Toolbox: drop duplicated geometries from GeoDataFrame in Python – 2024 update

Drop duplicated polygons in geodataframe

Toolbox: drop duplicated geometries from GeoDataFrame in Python – 2024 update

November 5, 2024

Data Engineering, Geocomputation, pandas, Python, Scripts

You came here to get the code for dropping duplicated geometries in GeoPandas GeoDataFrame, so let’s start with the code. If you are interested in a detailed explanation, you can read the text below the code.

def norm_drop_geometries(geoseries: gpd.GeoSeries):
    """
    Function normalizes geometry in a geoseries, and then drops repeating records.
    
    INPUT
    
    :param geoseries: (gpd.GeoSeries)
    
    OUTPUT:
    
    :returns: (gpd.Geoseries)
    """
    
    normalized = geoseries.normalize()
    deduplicated = normalized.drop_duplicates()
    return deduplicated

The article is an updated version of the note from 2021. Many thanks to Freddy Fingers for pointing out the normalize() method from GeoPandas.

Introduction

In 2021, I’ve shared an article on how to deduplicate complex geometries in GeoDataFrame. The biggest obstacle with this procedure was the ordering of points in Polygons. You can have two geometries that are the same but start from a different point, and the drop_duplicates() method won’t work. To overcome this problem, I shared this function:

def drop_duplicated_geometries(geoseries: gpd.GeoSeries):
    """
    Function drops duplicated geometries from a geoseries. It works as follow:
    
        1. Take record from the dataset. Check it's index against list of indexes-to-skip.
        If it's not there then move to the next step.
        2. Store record's index in the list of processed indexes (to re-create geoseries without duplicates)
        and in the list of indexes-to-skip.
        3. Compare this record to all other records. If any of them is a duplicate then store its index in
        the indexes-to-skip.
        4. If all records are checked then re-create dataframe without duplicates based on the list
        of processed indexes.
        
    INPUT:
    
    :param geoseries: (gpd.GeoSeries)
    
    OUTPUT:
    
    :returns: (gpd.Geoseries)
    """
    
    indexes_to_skip = []
    processed_indexes = []
    
    for index, geom in geoseries.items():
        if index not in indexes_to_skip:
            processed_indexes.append(index)
            indexes_to_skip.append(index)
            for other_index, other_geom in geoseries.items():
                if other_index in indexes_to_skip:
                    pass
                else:
                    if geom.equals(other_geom):
                        indexes_to_skip.append(other_index)
                    else:
                        pass
    output_gs = geoseries[processed_indexes].copy()
    return output_gs

Three years passed, and I got a comment from Freddy Fingers about a different method – first, normalizing geometries in GeoSeries and then using the drop_duplicates() method. The only problem was benchmarking. Is this other method faster? Short answer: It is.

Normalize and drop

Usually, internal methods provided by package maintainers are better than ad hoc solutions. Thus, if we can, we should use those. The other important practice is benchmarking. To be sure that the function based on GeoPandas normalize() is faster than the function based on the Shapely equals() method, I’ve performed multiple tests on a dataset with a growing size. The full test suite is available in this notebook: HERE

Going straight to the results, here is the plot of processing time for each function:

As you can see, the processing time of a custom function is much slower, and the difference between times sharply increases with a dataset size. Code readability is the next issue.

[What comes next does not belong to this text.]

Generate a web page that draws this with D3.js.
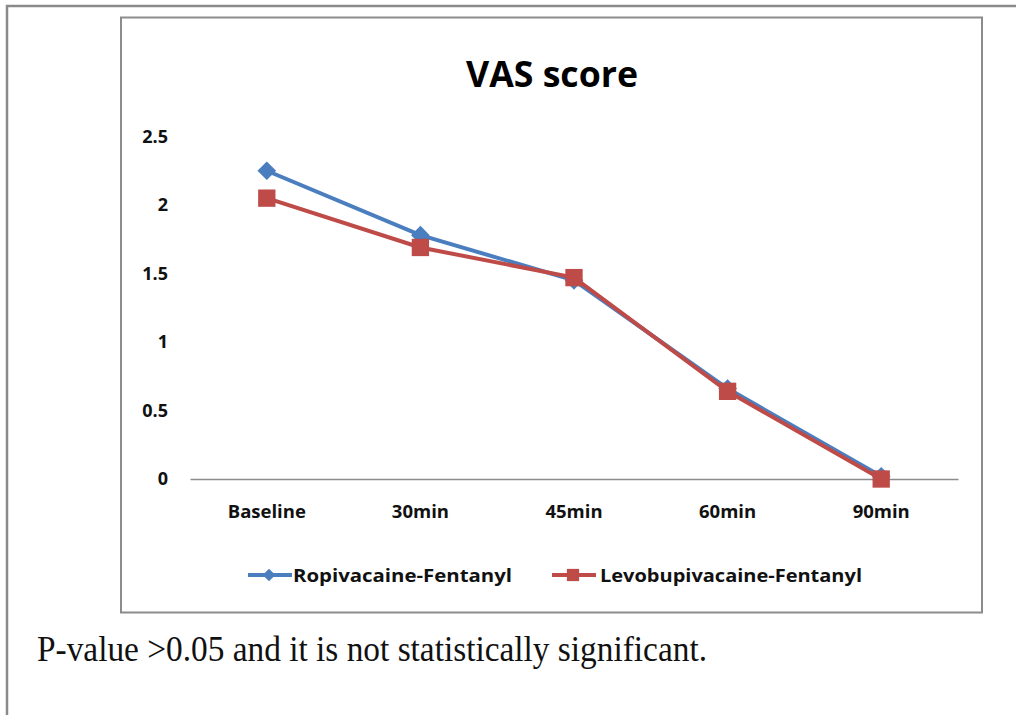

We started a note with a valid code, and we will end it with the same code. Remember to update your projects if you are using the old function!

def norm_drop_geometries(geoseries: gpd.GeoSeries):
    """
    Function normalizes geometry in a geoseries, and then drops repeating records.
    
    INPUT
    
    :param geoseries: (gpd.GeoSeries)
    
    OUTPUT:
    
    :returns: (gpd.Geoseries)
    """
    
    normalized = geoseries.normalize()
    deduplicated = normalized.drop_duplicates()
    return deduplicated